Combine that with US tariffs, and the financial situation in China doesn’t look too good. Thus, for them to spurn NBA coverage and NBA money may be another attempt to save face and to create a public illusion for the world to buy into that all is more placid in the mainland than it is in reality. The risky Amazon model that they’ve adopted has declared it does not need NBA money. But as mentioned before, who, other than China’s own government handing out credit like madmen, will sustain this?

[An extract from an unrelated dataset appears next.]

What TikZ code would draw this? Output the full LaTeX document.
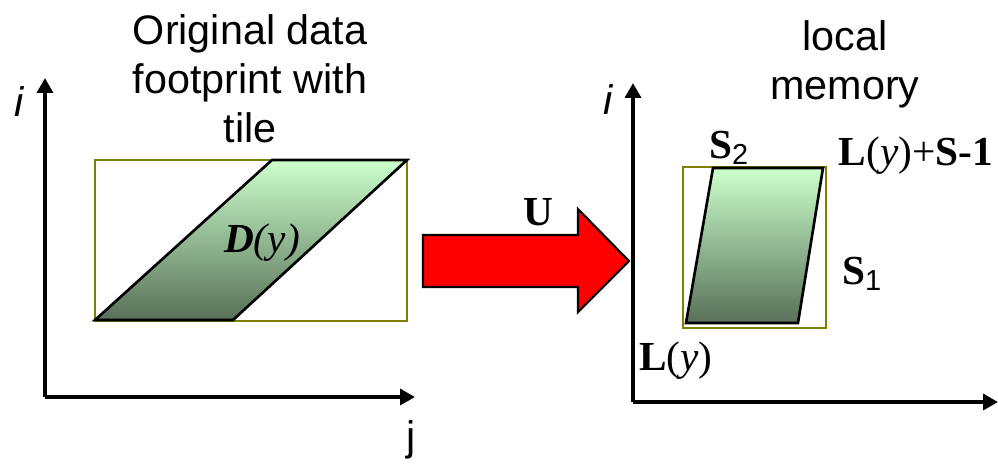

In our land of the free and home of the brave, we have the American NBA worried about losing Chinese viewers and market share, yet the people in China are upset too. Their favorite form of distraction from the terrible political and systematic oppression is gone. And idleness is not just the devil’s playground, but the child’s too…and the People’s Republic of China could become much more precarious if its young men and women have the entertainment-free idleness to then think straight, to hear about Hong Kong, and to wonder if such tactics could work for them. Such as, pushing back against a regime that is now directly restricting the simple pleasures of every young man and woman in every Chinese home, against an ivory tower government bent on the common citizen’s mediocrity and stagnancy from the very start. Remember: the reason Hong Kong is bubbling over is largely because China tried to take away the Western attributes and benefits that people enjoyed there. Hundreds of millions of now-ex-NBA viewers in China could apply the pressure, pushing back against a government whose actions have literally left them in the darkness of a blank screen. And economically, China doesn’t really have any cards, other than talking a big game abroad, full of golden promises…
NBA Commissioner Adam Silver shouldn’t be worried. Give it all time. It’s a bluff.